While visiting Montreal, my birthplace, we took a bus from the hotel to go downtown. On the crowded bus Olive and I laughed as individuals gave up their seats for us as seniors. To be truthful, I am not embarrassed to take advantage of whatever senior “discounts”
I can get. But perhaps the greatest gift of “seniorship” has been this requirement of slowing down enough to take in as never before the abundant signs of God’s good and loving presence all around. From the kindness of strangers, to the sounds and smells of the ocean, to the iconic fjord-like Western Brook Pond
and Table Top in Grose Morne National Park, to getting screeched in as a Newfoundlander,
to seeing our daughter Laura laughing with her son,
to the appearance of wild flowers growing out of rocks, to my niece Deidre who despite her medical challenges fills a room with her irrepressible laughter and mischievousness, to the sight of Jameson our grandson scamping on the edge of the sea with his cousins,
grace and wonder abounded throughout our trip. To wit, I concur with biblical scholar N.T.
Wright who writes, “some parts of our world simply point beyond themselves and say, “look! Despite all, there is hope.”
On day 24 of our journey, we returned to the place where it all began for Olive in Gambo, Nfld. The house where she was born on the edge of the sea is now tired and rundown. Our plan was to take a picture, pass by the Salvation Army cemetery where some of her relatives lie but apparently “wonder” had additional plans. On the spur of the moment, we decided to visit Dover Faults, an important geological site where it is believed the continents, millions of years ago separated. Although it is a mere 20 some kms from Olive’s birthplace, she had never been there before.
More recently Dover’s Faults has also been made famous by the romance of Diane and Nick Marson whose plane was stranded along with 37 others in Gander during the 911 saga. Their story is told as part of the Broadway musical drama Come From Away which depicts the events around the passengers of one such plane that was forced stay in the Gander area for five days.
On arriving at at the Fault, late in the afternoon a day before our 46th wedding anniversary the view was as breathtaking as depicted in the musical. A wonder indeed. Our space, however, was shared by three other people who it turns out were cast members of the production Come From Away that was currently performing in Gander. They asked us if we had seen the musical and we said yes in Winnipeg several years ago where we cried and laughed during the performance. Then they asked if we were planning to see the new production in Gander, the epicenter behind the story, and we replied, the tickets were sold out months ago.
Finally, they asked if we would be interested in seeing it again in Gander and wonder of wonders the impossible became possible with third row seats that evening. All this to say, “spurs of the moment” with Kairos time are becoming more and more the norm not the exception.
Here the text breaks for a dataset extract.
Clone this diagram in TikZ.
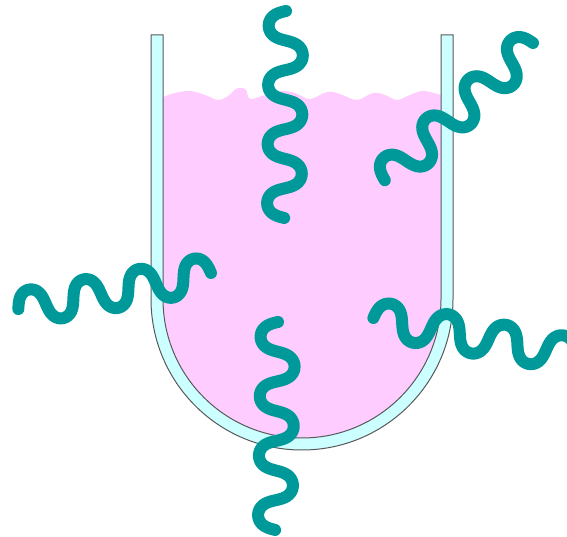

Fittingly my last visit was with my good friend and confidant David Kennedy. Over a beer and a dip in the hot tub we candidly talked and processed how we got from “there” to “here.” We concluded we are in a better place. We wondered, however, as all eventually do why it took taken so long to get here. Today we can play golf together and not keep score. And maybe that’s the ultimate gift of ageing and moving forward, keeping score is no longer important in golf or in life. We can be present in the moment.